*Short problem*: Make an exact copy, from the records below, of the lines from the line containing "What seaborn and" to the line containing "y_ticks = [-3, -2, -1, 0, 1]", both lines included, excluding pictures.

*Records from a collection*:

┄┄┄┄┄┄┄┄┄┄┄┄┄┄┄┄┄┄┄┄

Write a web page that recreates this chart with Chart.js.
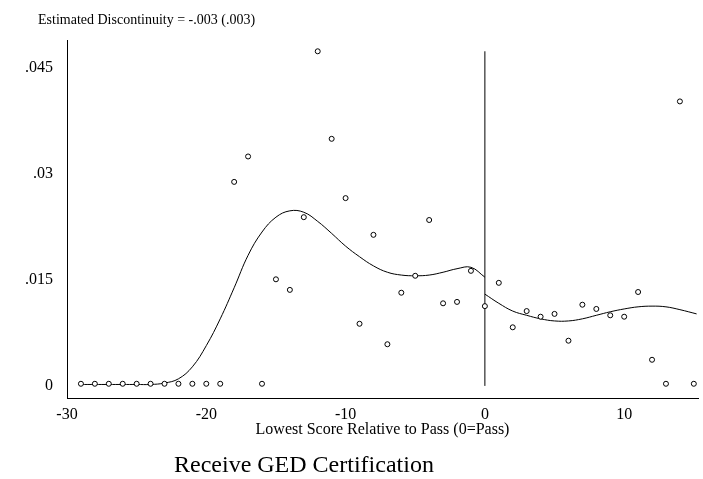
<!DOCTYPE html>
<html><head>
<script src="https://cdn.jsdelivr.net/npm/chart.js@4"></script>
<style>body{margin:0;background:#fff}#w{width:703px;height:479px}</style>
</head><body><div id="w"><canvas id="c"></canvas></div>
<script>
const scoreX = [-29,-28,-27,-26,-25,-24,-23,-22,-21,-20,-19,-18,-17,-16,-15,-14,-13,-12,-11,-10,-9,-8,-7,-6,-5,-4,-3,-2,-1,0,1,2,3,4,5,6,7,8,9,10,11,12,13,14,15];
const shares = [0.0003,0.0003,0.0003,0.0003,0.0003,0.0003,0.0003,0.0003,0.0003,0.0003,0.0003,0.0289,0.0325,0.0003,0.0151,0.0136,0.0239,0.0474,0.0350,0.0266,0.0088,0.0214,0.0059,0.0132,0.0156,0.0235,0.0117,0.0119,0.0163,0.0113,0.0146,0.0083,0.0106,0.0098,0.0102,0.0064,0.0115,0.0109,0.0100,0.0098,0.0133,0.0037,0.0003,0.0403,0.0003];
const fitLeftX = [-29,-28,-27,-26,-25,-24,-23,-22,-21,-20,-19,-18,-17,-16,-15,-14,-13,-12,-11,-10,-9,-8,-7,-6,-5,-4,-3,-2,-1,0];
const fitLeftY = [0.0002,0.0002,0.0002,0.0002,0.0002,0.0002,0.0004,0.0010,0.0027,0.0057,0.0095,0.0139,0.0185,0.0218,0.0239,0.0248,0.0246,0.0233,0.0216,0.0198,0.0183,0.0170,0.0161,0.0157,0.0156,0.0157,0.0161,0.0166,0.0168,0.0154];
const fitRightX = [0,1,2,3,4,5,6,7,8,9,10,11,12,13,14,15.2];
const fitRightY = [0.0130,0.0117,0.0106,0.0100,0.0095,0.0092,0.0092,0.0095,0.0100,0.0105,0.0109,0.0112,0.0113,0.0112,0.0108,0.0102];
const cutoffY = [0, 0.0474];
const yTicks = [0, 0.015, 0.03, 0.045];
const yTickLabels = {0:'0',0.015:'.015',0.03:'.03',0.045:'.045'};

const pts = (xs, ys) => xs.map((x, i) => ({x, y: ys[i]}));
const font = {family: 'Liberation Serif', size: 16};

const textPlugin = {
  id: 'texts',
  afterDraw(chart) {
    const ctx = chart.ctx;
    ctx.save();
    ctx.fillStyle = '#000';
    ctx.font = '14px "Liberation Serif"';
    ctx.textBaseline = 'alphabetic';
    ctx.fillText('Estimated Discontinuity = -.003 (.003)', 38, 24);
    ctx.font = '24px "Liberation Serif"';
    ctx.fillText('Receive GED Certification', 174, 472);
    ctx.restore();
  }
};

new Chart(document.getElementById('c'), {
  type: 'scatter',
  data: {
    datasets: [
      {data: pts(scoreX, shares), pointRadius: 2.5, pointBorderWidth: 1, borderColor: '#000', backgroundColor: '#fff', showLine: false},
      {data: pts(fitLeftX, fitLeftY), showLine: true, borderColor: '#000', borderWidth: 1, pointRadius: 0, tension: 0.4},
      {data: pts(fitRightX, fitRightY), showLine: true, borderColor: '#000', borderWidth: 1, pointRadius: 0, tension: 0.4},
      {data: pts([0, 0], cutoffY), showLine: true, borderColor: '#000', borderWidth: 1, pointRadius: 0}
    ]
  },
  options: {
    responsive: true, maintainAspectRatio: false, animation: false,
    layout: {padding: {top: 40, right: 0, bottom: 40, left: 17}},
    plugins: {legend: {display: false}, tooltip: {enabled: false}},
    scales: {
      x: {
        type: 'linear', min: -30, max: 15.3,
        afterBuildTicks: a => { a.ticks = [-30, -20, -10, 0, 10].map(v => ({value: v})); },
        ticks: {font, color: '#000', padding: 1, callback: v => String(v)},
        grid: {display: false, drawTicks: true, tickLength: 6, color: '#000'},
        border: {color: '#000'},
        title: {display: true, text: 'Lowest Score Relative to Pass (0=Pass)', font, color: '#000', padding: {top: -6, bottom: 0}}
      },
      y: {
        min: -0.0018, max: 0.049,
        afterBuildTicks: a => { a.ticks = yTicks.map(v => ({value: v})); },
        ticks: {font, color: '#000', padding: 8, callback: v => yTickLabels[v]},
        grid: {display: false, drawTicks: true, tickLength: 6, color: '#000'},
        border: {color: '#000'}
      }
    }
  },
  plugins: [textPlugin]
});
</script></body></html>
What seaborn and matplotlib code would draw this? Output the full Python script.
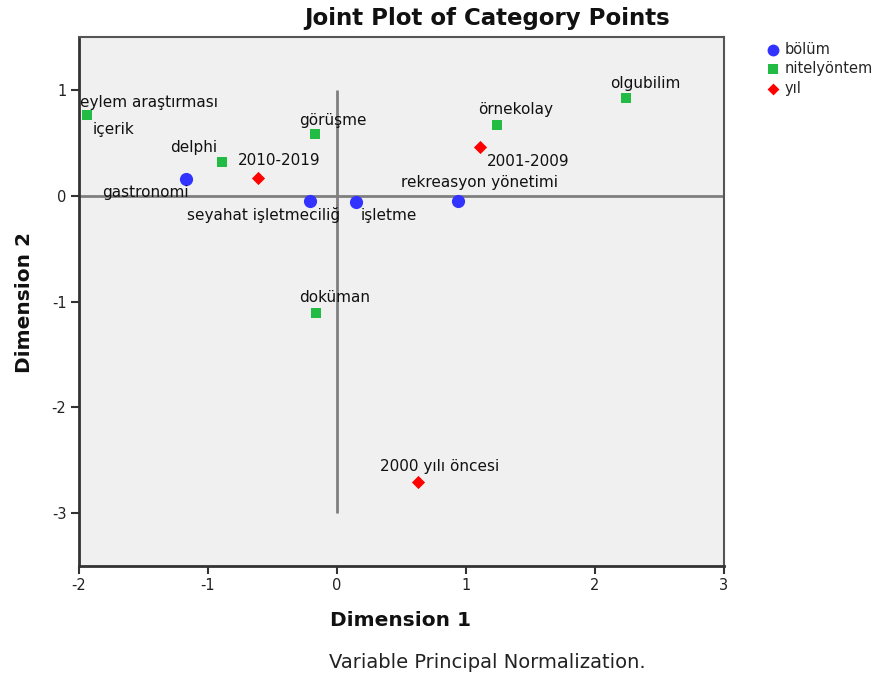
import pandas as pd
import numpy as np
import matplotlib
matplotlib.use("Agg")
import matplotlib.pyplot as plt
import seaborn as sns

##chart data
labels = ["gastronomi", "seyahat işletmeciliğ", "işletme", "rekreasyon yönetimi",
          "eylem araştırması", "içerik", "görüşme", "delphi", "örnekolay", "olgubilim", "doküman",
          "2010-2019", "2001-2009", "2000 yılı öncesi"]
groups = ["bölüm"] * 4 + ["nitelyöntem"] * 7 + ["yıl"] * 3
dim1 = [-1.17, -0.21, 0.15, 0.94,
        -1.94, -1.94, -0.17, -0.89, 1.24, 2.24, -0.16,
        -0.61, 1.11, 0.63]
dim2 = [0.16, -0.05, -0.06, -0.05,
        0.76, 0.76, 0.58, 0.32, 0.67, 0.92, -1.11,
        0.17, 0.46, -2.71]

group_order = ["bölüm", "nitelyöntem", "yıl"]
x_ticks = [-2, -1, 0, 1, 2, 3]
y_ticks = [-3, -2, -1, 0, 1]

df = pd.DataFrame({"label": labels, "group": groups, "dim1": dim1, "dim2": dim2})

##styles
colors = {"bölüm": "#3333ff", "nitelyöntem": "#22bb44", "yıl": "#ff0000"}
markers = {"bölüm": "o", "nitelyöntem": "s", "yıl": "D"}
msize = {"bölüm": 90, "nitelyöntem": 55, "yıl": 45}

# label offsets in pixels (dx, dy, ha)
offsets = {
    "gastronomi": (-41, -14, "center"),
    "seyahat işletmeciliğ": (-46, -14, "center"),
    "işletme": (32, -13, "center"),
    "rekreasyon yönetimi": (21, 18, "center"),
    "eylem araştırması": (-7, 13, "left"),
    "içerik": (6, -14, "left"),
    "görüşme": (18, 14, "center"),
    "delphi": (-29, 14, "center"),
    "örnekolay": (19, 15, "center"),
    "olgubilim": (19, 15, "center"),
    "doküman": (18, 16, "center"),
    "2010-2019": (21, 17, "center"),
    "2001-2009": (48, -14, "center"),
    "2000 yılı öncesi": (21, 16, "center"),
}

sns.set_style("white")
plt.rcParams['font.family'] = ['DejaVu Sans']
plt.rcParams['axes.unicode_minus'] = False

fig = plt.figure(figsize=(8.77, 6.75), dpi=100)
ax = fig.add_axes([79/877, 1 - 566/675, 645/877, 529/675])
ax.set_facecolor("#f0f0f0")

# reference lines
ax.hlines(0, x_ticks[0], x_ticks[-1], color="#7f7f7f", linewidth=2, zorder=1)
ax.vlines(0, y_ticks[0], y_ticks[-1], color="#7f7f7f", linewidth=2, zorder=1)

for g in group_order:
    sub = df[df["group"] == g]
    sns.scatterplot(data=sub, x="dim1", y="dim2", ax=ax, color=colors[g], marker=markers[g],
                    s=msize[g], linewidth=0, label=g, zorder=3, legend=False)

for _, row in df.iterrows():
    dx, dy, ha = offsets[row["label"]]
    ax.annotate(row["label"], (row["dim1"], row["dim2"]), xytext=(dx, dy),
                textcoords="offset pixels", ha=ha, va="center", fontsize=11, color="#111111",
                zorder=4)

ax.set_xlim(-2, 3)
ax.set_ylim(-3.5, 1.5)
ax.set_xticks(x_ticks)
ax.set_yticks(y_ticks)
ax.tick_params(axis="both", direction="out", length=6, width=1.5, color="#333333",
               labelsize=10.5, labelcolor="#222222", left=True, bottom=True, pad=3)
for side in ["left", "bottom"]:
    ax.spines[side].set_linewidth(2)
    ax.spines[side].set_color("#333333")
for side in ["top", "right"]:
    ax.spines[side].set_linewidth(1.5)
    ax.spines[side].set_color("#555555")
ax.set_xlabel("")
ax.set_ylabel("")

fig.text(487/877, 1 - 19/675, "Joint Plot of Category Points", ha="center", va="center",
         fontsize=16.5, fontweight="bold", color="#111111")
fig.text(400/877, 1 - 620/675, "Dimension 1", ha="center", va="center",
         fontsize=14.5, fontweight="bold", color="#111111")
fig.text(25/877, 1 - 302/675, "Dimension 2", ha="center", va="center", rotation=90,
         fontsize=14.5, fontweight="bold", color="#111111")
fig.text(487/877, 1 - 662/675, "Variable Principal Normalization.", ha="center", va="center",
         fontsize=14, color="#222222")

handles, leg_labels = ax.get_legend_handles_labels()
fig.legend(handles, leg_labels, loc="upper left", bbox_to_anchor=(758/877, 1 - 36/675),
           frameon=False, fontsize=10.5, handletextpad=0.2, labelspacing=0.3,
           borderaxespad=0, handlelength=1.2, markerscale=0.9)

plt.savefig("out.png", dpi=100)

┄┄┄┄┄┄┄┄┄┄┄┄┄┄┄┄┄┄┄┄

*Task solution*:
What seaborn and matplotlib code would draw this? Output the full Python script.
import pandas as pd
import numpy as np
import matplotlib
matplotlib.use("Agg")
import matplotlib.pyplot as plt
import seaborn as sns

##chart data
labels = ["gastronomi", "seyahat işletmeciliğ", "işletme", "rekreasyon yönetimi",
          "eylem araştırması", "içerik", "görüşme", "delphi", "örnekolay", "olgubilim", "doküman",
          "2010-2019", "2001-2009", "2000 yılı öncesi"]
groups = ["bölüm"] * 4 + ["nitelyöntem"] * 7 + ["yıl"] * 3
dim1 = [-1.17, -0.21, 0.15, 0.94,
        -1.94, -1.94, -0.17, -0.89, 1.24, 2.24, -0.16,
        -0.61, 1.11, 0.63]
dim2 = [0.16, -0.05, -0.06, -0.05,
        0.76, 0.76, 0.58, 0.32, 0.67, 0.92, -1.11,
        0.17, 0.46, -2.71]

group_order = ["bölüm", "nitelyöntem", "yıl"]
x_ticks = [-2, -1, 0, 1, 2, 3]
y_ticks = [-3, -2, -1, 0, 1]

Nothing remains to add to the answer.